(In honor of Oregon Governor Kate Brown proclaiming April as Oregon Tavern Age Month, the blog will feature a full week of OTA stories. A new book of these tales is slated for a fall publication in some atypical publishing format.)
“I’ll have a shot of well whiskey with a shot of well whiskey back,” said the OTA man wearing a brown hoodie. He occupied a stool at the bar of the South Jetty. He sported nicks and cuts on his face. His OTA girlfriend stood next to him. She wore Grateful Dead attire and placed the same drink order.
Tennis played silently on television. Terrible modern pop music played quietly on the radio.
The bartender produced the drinks in record time because we three were the only customers.
I was writing a preposterous erotic novella about tennis that had a Gothic-looking woman wearing a black macrame tennis dress seduce her bronzed instructor in the ball shed. There was a lot of dialogue about “strokes.”

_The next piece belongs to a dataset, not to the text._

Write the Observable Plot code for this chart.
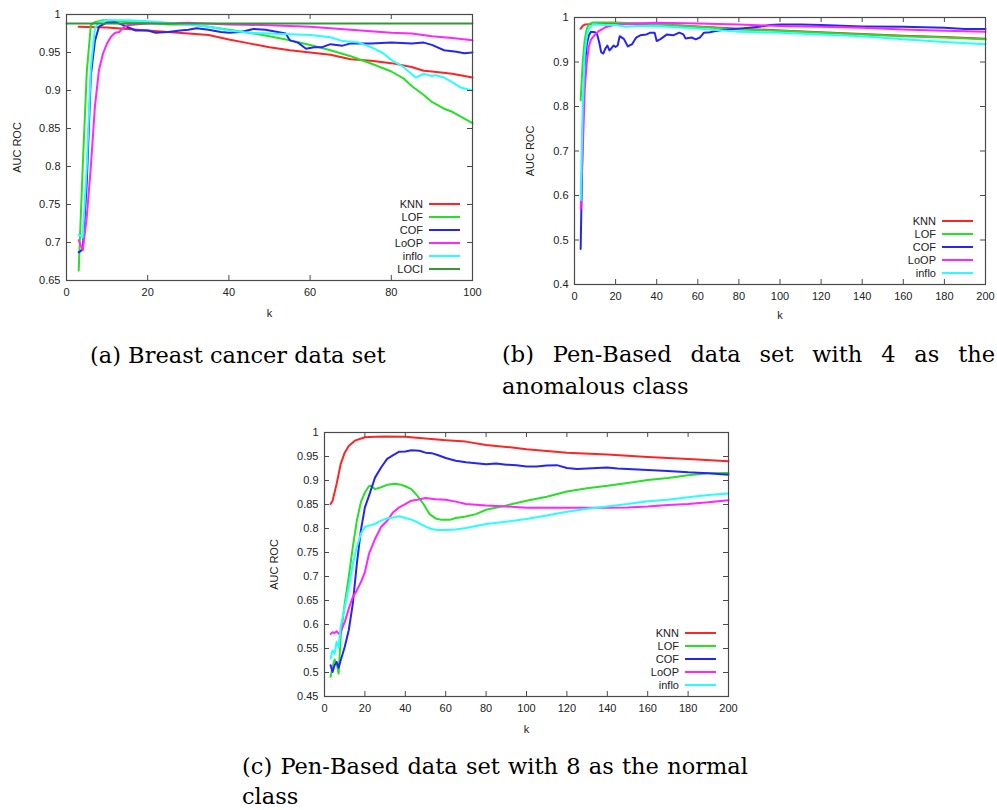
<!DOCTYPE html>
<html><head><meta charset="utf-8">
<script src="https://cdn.jsdelivr.net/npm/d3@7"></script>
<script src="https://cdn.jsdelivr.net/npm/@observablehq/plot@0.6"></script>
<style>
html,body{margin:0;padding:0;background:#fff;overflow:hidden;width:997px;height:810px;}
#root{position:relative;width:997px;height:810px;overflow:hidden;}
.panel{position:absolute;}
.capline{position:absolute;font-family:"DejaVu Serif",serif;font-size:22.5px;color:#000;line-height:24px;height:24px;white-space:nowrap;}
.just{display:flex;justify-content:space-between;}
.lg{position:absolute;font-family:"Liberation Sans",Arial,sans-serif;font-size:11px;color:#222;text-align:right;line-height:14px;height:14px;width:60px;}
.lgline{position:absolute;height:2px;}
</style></head><body><div id="root"></div>
<script>
// ---------- shared ----------
const seriesNames = ["KNN", "LOF", "COF", "LoOP", "inflo", "LOCI"];
const seriesColors = ["#ff2424", "#26e026", "#2626f2", "#ff26ff", "#26ffff", "#389538"];

// ---------- (a) Breast cancer data set ----------
const aXTicks = [0, 20, 40, 60, 80, 100];
const aYTicks = [0.65, 0.7, 0.75, 0.8, 0.85, 0.9, 0.95, 1];
const A_KNN = [[3,0.984],[10,0.983],[20,0.979],[30,0.975],[35,0.973],[40,0.967],[45,0.962],[50,0.957],[55,0.953],[60,0.950],[65,0.947],[70,0.941],[75,0.939],[80,0.936],[85,0.931],[88,0.926],[90,0.925],[95,0.922],[100,0.917]];
const A_LOF = [[3,0.663],[4,0.80],[5,0.925],[6,0.986],[7,0.990],[9,0.9925],[12,0.9917],[15,0.990],[20,0.989],[25,0.987],[30,0.987],[35,0.984],[40,0.980],[45,0.976],[50,0.9715],[55,0.966],[60,0.960],[65,0.953],[70,0.945],[75,0.9355],[80,0.925],[83,0.916],[85,0.906],[88,0.894],[90,0.885],[93,0.876],[95,0.872],[100,0.857]];
const A_COF = [[3,0.687],[4,0.691],[5,0.78],[6,0.92],[7,0.965],[8,0.984],[10,0.9895],[12,0.990],[14,0.986],[17,0.979],[20,0.979],[22,0.976],[25,0.977],[28,0.979],[30,0.980],[32,0.982],[35,0.980],[38,0.977],[40,0.976],[43,0.977],[46,0.981],[49,0.980],[52,0.977],[54,0.975],[55,0.966],[57,0.963],[59,0.955],[61,0.957],[63,0.957],[65,0.961],[68,0.959],[70,0.962],[75,0.962],[80,0.963],[85,0.962],[88,0.963],[90,0.960],[93,0.953],[96,0.951],[98,0.949],[100,0.950]];
const A_LoOP = [[3,0.703],[4,0.690],[5,0.734],[6,0.80],[7,0.879],[8,0.927],[9,0.949],[10,0.962],[11,0.971],[12,0.976],[13,0.977],[14,0.983],[15,0.986],[17,0.987],[20,0.988],[30,0.989],[40,0.987],[50,0.986],[60,0.984],[65,0.982],[70,0.980],[80,0.976],[85,0.975],[90,0.9715],[95,0.969],[100,0.966]];
const A_inflo = [[3,0.710],[4,0.707],[5,0.80],[6,0.93],[7,0.982],[8,0.990],[10,0.9925],[15,0.9925],[20,0.991],[25,0.989],[30,0.987],[35,0.984],[40,0.979],[45,0.976],[50,0.975],[55,0.974],[60,0.973],[65,0.970],[68,0.965],[72,0.963],[75,0.957],[78,0.949],[80,0.940],[83,0.931],[86,0.917],[88,0.922],[90,0.919],[91,0.920],[93,0.917],[95,0.911],[97,0.904],[100,0.900]];
const A_LOCI = [[0,0.988],[100,0.988]];

// ---------- (b) Pen-Based, 4 anomalous ----------
const bXTicks = [0, 20, 40, 60, 80, 100, 120, 140, 160, 180, 200];
const bYTicks = [0.4, 0.5, 0.6, 0.7, 0.8, 0.9, 1];
const B_KNN = [[3,0.975],[4,0.981],[5,0.984],[8,0.985],[20,0.9865],[40,0.985],[60,0.980],[80,0.975],[100,0.971],[120,0.967],[140,0.963],[160,0.959],[180,0.956],[200,0.952]];
const B_LOF = [[3,0.814],[4,0.90],[5,0.95],[6,0.975],[7,0.985],[9,0.989],[20,0.989],[40,0.985],[60,0.979],[80,0.973],[100,0.970],[120,0.9655],[140,0.962],[160,0.958],[180,0.955],[200,0.951]];
const B_COF = [[3,0.48],[4,0.75],[5,0.89],[6,0.94],[7,0.96],[8,0.968],[10,0.967],[11,0.962],[12,0.945],[13,0.922],[14,0.919],[15,0.93],[16,0.937],[17,0.926],[18,0.931],[19,0.937],[20,0.934],[21,0.937],[22,0.958],[24,0.952],[26,0.935],[28,0.94],[30,0.955],[32,0.96],[35,0.962],[37,0.966],[39,0.966],[40,0.947],[42,0.952],[45,0.962],[48,0.960],[51,0.966],[53,0.962],[54,0.953],[57,0.955],[59,0.951],[61,0.955],[63,0.966],[66,0.967],[68,0.969],[72,0.972],[80,0.975],[90,0.979],[95,0.983],[100,0.984],[110,0.984],[120,0.983],[140,0.980],[160,0.979],[180,0.977],[190,0.974],[200,0.974]];
const B_LoOP = [[3,0.57],[4,0.70],[5,0.84],[6,0.90],[7,0.935],[8,0.95],[10,0.962],[12,0.970],[15,0.978],[20,0.984],[30,0.9865],[40,0.988],[60,0.9865],[80,0.984],[100,0.981],[120,0.979],[140,0.977],[160,0.973],[180,0.970],[200,0.968]];
const B_inflo = [[3,0.59],[4,0.80],[5,0.92],[6,0.96],[7,0.975],[9,0.985],[15,0.983],[20,0.983],[25,0.979],[30,0.981],[40,0.981],[60,0.975],[80,0.968],[100,0.966],[120,0.962],[140,0.958],[160,0.951],[180,0.945],[200,0.940]];

// ---------- (c) Pen-Based, 8 normal ----------
const cXTicks = [0, 20, 40, 60, 80, 100, 120, 140, 160, 180, 200];
const cYTicks = [0.45, 0.5, 0.55, 0.6, 0.65, 0.7, 0.75, 0.8, 0.85, 0.9, 0.95, 1];
const C_KNN = [[3,0.851],[4,0.858],[6,0.893],[8,0.934],[10,0.958],[12,0.972],[15,0.983],[20,0.990],[25,0.991],[30,0.9917],[40,0.991],[50,0.9875],[60,0.984],[70,0.981],[80,0.974],[90,0.970],[100,0.965],[120,0.958],[140,0.954],[160,0.949],[180,0.945],[200,0.940]];
const C_LOF = [[3,0.491],[4,0.512],[5,0.527],[6,0.519],[7,0.498],[8,0.574],[10,0.643],[12,0.699],[14,0.761],[16,0.816],[18,0.855],[20,0.875],[22,0.888],[23,0.889],[25,0.882],[28,0.886],[31,0.891],[35,0.893],[38,0.891],[40,0.888],[43,0.882],[46,0.868],[49,0.851],[52,0.830],[55,0.821],[58,0.818],[62,0.818],[65,0.822],[70,0.825],[75,0.830],[80,0.839],[90,0.848],[100,0.858],[110,0.866],[120,0.877],[130,0.884],[140,0.889],[150,0.895],[160,0.901],[170,0.905],[180,0.911],[190,0.915],[200,0.9155]];
const C_COF = [[3,0.515],[4,0.501],[5,0.515],[6,0.522],[7,0.510],[8,0.525],[10,0.553],[12,0.588],[14,0.643],[16,0.726],[18,0.796],[20,0.844],[22,0.868],[25,0.906],[28,0.927],[31,0.945],[34,0.953],[37,0.960],[40,0.9605],[43,0.963],[47,0.962],[50,0.958],[53,0.957],[56,0.953],[60,0.947],[65,0.941],[70,0.938],[75,0.936],[80,0.934],[85,0.9355],[90,0.933],[95,0.932],[100,0.929],[105,0.929],[110,0.931],[115,0.932],[120,0.926],[125,0.924],[130,0.925],[135,0.926],[140,0.927],[145,0.925],[150,0.924],[160,0.922],[170,0.920],[180,0.917],[190,0.915],[200,0.912]];
const C_LoOP = [[3,0.580],[4,0.584],[5,0.582],[6,0.586],[7,0.581],[8,0.584],[10,0.605],[12,0.633],[14,0.657],[16,0.671],[18,0.688],[20,0.709],[22,0.747],[25,0.778],[28,0.803],[31,0.816],[34,0.834],[37,0.844],[40,0.851],[43,0.858],[46,0.860],[50,0.8635],[55,0.861],[60,0.860],[65,0.856],[70,0.851],[80,0.848],[90,0.846],[100,0.843],[110,0.843],[120,0.843],[130,0.843],[140,0.843],[150,0.844],[160,0.846],[170,0.849],[180,0.851],[190,0.8545],[200,0.859]];
const C_inflo = [[3,0.529],[4,0.546],[5,0.539],[6,0.564],[7,0.553],[8,0.595],[10,0.636],[12,0.678],[14,0.726],[16,0.761],[18,0.789],[20,0.803],[22,0.806],[25,0.8095],[28,0.8165],[31,0.821],[34,0.823],[37,0.8255],[40,0.822],[43,0.8185],[46,0.813],[50,0.804],[53,0.799],[56,0.797],[60,0.797],[65,0.798],[70,0.801],[80,0.8095],[90,0.814],[100,0.820],[110,0.827],[120,0.835],[130,0.841],[140,0.846],[150,0.851],[160,0.857],[170,0.860],[180,0.865],[190,0.870],[200,0.873]];

// ---------- layout (styles only) ----------
const panels = [
  {left: 0, top: 0, width: 490, height: 320, mL: 66, mR: 18, mT: 14, mB: 40, kDy: 33, yDx: -49,
   xDomain: [0, 100], yDomain: [0.65, 1], xTicks: aXTicks, yTicks: aYTicks,
   series: [A_KNN, A_LOF, A_COF, A_LoOP, A_inflo, A_LOCI]},
  {left: 500, top: 0, width: 497, height: 320, mL: 74, mR: 12, mT: 17, mB: 36, kDy: 31, yDx: -44,
   xDomain: [0, 200], yDomain: [0.4, 1], xTicks: bXTicks, yTicks: bYTicks,
   series: [B_KNN, B_LOF, B_COF, B_LoOP, B_inflo]},
  {left: 260, top: 420, width: 480, height: 320, mL: 64, mR: 12, mT: 12, mB: 44, kDy: 33, yDx: -50,
   xDomain: [0, 200], yDomain: [0.45, 1], xTicks: cXTicks, yTicks: cYTicks,
   series: [C_KNN, C_LOF, C_COF, C_LoOP, C_inflo]}
];

const root = document.getElementById("root");
const frameColor = "#4a4a4a";
const tickFmt = d => String(d);

panels.forEach(p => {
  const names = seriesNames.slice(0, p.series.length);
  const rows = [];
  p.series.forEach((s, i) => s.forEach(([k, v]) => rows.push({k, v, s: names[i]})));
  const innerW = p.width - p.mL - p.mR;
  const innerH = p.height - p.mT - p.mB;
  const chart = Plot.plot({
    width: p.width, height: p.height,
    marginLeft: p.mL, marginRight: p.mR, marginTop: p.mT, marginBottom: p.mB,
    style: {fontFamily: "'Liberation Sans', Arial, sans-serif", fontSize: "11px", color: "#222", background: "transparent", overflow: "visible"},
    x: {domain: p.xDomain, label: null},
    y: {domain: p.yDomain, label: null},
    color: {domain: seriesNames, range: seriesColors},
    marks: [
      Plot.line(rows, {x: "k", y: "v", z: "s", stroke: "s", strokeWidth: 2, strokeLinejoin: "round"}),
      Plot.frame({stroke: frameColor, strokeWidth: 1.2}),
      Plot.tickX(p.xTicks, {x: d => d, stroke: frameColor, insetTop: innerH - 5}),
      Plot.tickX(p.xTicks, {x: d => d, stroke: frameColor, insetBottom: innerH - 5}),
      Plot.tickY(p.yTicks, {y: d => d, stroke: frameColor, insetRight: innerW - 5}),
      Plot.tickY(p.yTicks, {y: d => d, stroke: frameColor, insetLeft: innerW - 5}),
      Plot.axisX(p.xTicks, {tickSize: 0, tickPadding: 8, tickFormat: tickFmt, label: null}),
      Plot.axisY(p.yTicks, {tickSize: 0, tickPadding: 6, tickFormat: tickFmt, label: null}),
      Plot.text(["k"], {text: d => d, frameAnchor: "bottom", dy: p.kDy, textAnchor: "middle", lineAnchor: "middle", fill: "#222"}),
      Plot.text(["AUC ROC"], {text: d => d, frameAnchor: "left", dx: p.yDx, rotate: -90, textAnchor: "middle", lineAnchor: "middle", fill: "#222"})
    ]
  });
  chart.classList.add("panel");
  chart.style.left = p.left + "px";
  chart.style.top = p.top + "px";
  root.appendChild(chart);

  // legend (gnuplot style key inside bottom-right)
  const fr = p.left + p.width - p.mR;
  const fb = p.top + p.height - p.mB;
  names.forEach((n, i) => {
    const cy = fb - 11.5 - (names.length - 1 - i) * 13;
    const t = document.createElement("div");
    t.className = "lg";
    t.textContent = n;
    t.style.left = (fr - 49 - 60) + "px";
    t.style.top = (cy - 7) + "px";
    root.appendChild(t);
    const l = document.createElement("div");
    l.className = "lgline";
    l.style.left = (fr - 43) + "px";
    l.style.width = "31px";
    l.style.top = (cy - 1) + "px";
    l.style.background = seriesColors[i];
    root.appendChild(l);
  });
});

// ---------- captions ----------
const captions = [
  {left: 90, center: 355, width: null, text: "(a) Breast cancer data set"},
  {left: 502, center: 354, width: 493, text: "(b) Pen-Based data set with 4 as the"},
  {left: 502, center: 386, width: null, text: "anomalous class"},
  {left: 242, center: 766, width: 506, text: "(c) Pen-Based data set with 8 as the normal"},
  {left: 242, center: 796, width: null, text: "class"}
];
captions.forEach(c => {
  const d = document.createElement("div");
  d.className = "capline";
  d.style.left = c.left + "px";
  d.style.top = (c.center - 12) + "px";
  if (c.width) {
    d.classList.add("just");
    d.style.width = c.width + "px";
    c.text.split(" ").forEach(w => {
      const s = document.createElement("span");
      s.textContent = w;
      d.appendChild(s);
    });
  } else {
    d.textContent = c.text;
  }
  root.appendChild(d);
});
</script></body></html>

The couple slammed the shots and then hugged and laughed. He ordered another shot but she declined.
It was 11:30 on a Saturday morning during Spring Break.
“I’m only slightly hungover,” he told the bartender.
The couple had until 1:00 pm to pack up their camp site at nearby Fort Stevens State Park. The man recounted the couple’s camping exploits to the bartender: fishing, clamming, drinking, fighting, drinking, pissing off their neighbors.
He also said, “I did write two chapters for my book.”
An OTA man camping and drinking in a tent in OTA country managed to write two chapters of his book? And his woman was there with him? And they fought and clammed? And they might have even had drunken sleeping bag sex?
What book? It had to be fiction! What genre?
I had to read the chapters. Now! It was my prerogative as chief (and only) chronicler of OTA life. Was this sauced son-of-a-bitch writing the Great Oregon Tavern Age Novel? Was I going to have kick his ass to forestall his OTA book coming out before mine? I bet he didn’t even use words like “forestall!” He’d probably never heard of Ken Kesey!
Enough was enough. I stood up to buy him and his old lady more shots. And more shots. I’d drain the well for them.
They’d miss their checkout deadline. He’d drink too much and perhaps become so addled he’d never write again. He might even die. His old lady wouldn’t know what to do with the manuscript and she’d start a fire in the wood stove with a secret masterpiece.
The couple thanked the bartender and got up to leave. They kissed, hugged, clasped hands and skipped right past me.
I watched them leave and went back to writing about tennis, sort of.